Still very much a beginner, but happy with this one.. Stock removal 1075 carbon steel blade with clay hamon, acid etched, scalloped micarta handle, white g10 liners, and scout carry kydex sheath.

Reactions: Like 6 | EyeCandy! 2 | Way Cool 7


----------



## barry richardson (Apr 27, 2022)

Good.looking knife.Jason!


----------



## Nature Man (Apr 27, 2022)

This one is a winner! How does it feel in your hand what with all the indentations in the handle? Chuck


----------



## T. Ben (Apr 28, 2022)

Sweet little knife,great job.


----------



## jasonb (Apr 28, 2022)

Nature Man said:


> This one is a winner!
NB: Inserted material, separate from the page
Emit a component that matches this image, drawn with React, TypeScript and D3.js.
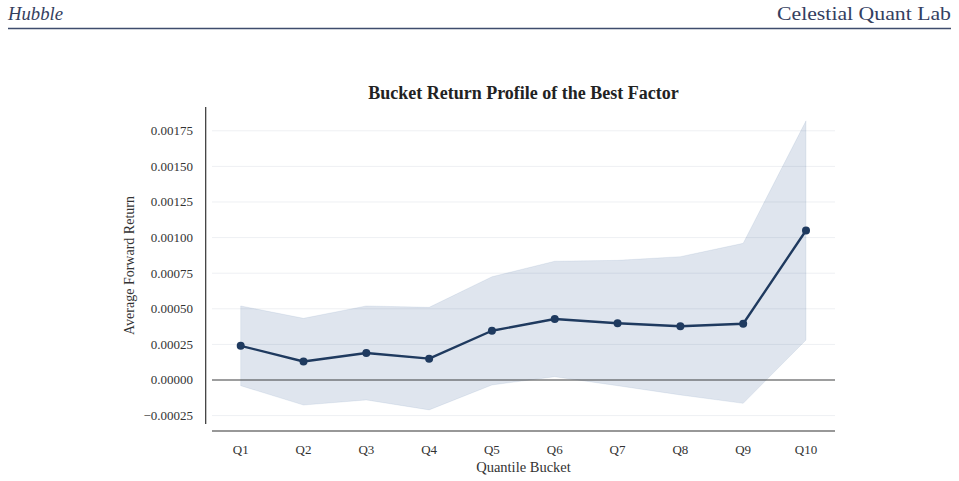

How does it feel in your hand what with all the indentations in the handle? Chuck


The indentations help with grip. Think wet / skinning applications where a smooth handle maybe come slick. After putting in the scallops (indentations), I knocked off the high spots on the belt grinder to prevent hot spots on the hand.

Reactions: Like 3 | Thank You! 1


----------



## GS-76 (Apr 28, 2022)

Nice


----------



## kris stratton (May 2, 2022)

Nice one!


----------



## William Tanner (May 2, 2022)

Looks like a professional job to me.

Reactions: Agree 1


----------



## bearmanric (Jun 3, 2022)

Very nice.

Reactions: Thank You! 1


----------



## SubVet10 (Jun 7, 2022)

Looks like you know what you're doing to me. Bravo on the scallops.

Reactions: Thank You! 1


----------



## ripjack13 (Jun 7, 2022)

Very cool. Stock removal?

Reactions: Thank You! 1


----------



## jasonb (Jun 7, 2022)

ripjack13 said:


> Very cool. Stock removal?


Yeah stock removal, would like to learn how to forge at some point - but that's a future rabbit hole to jump down.


----------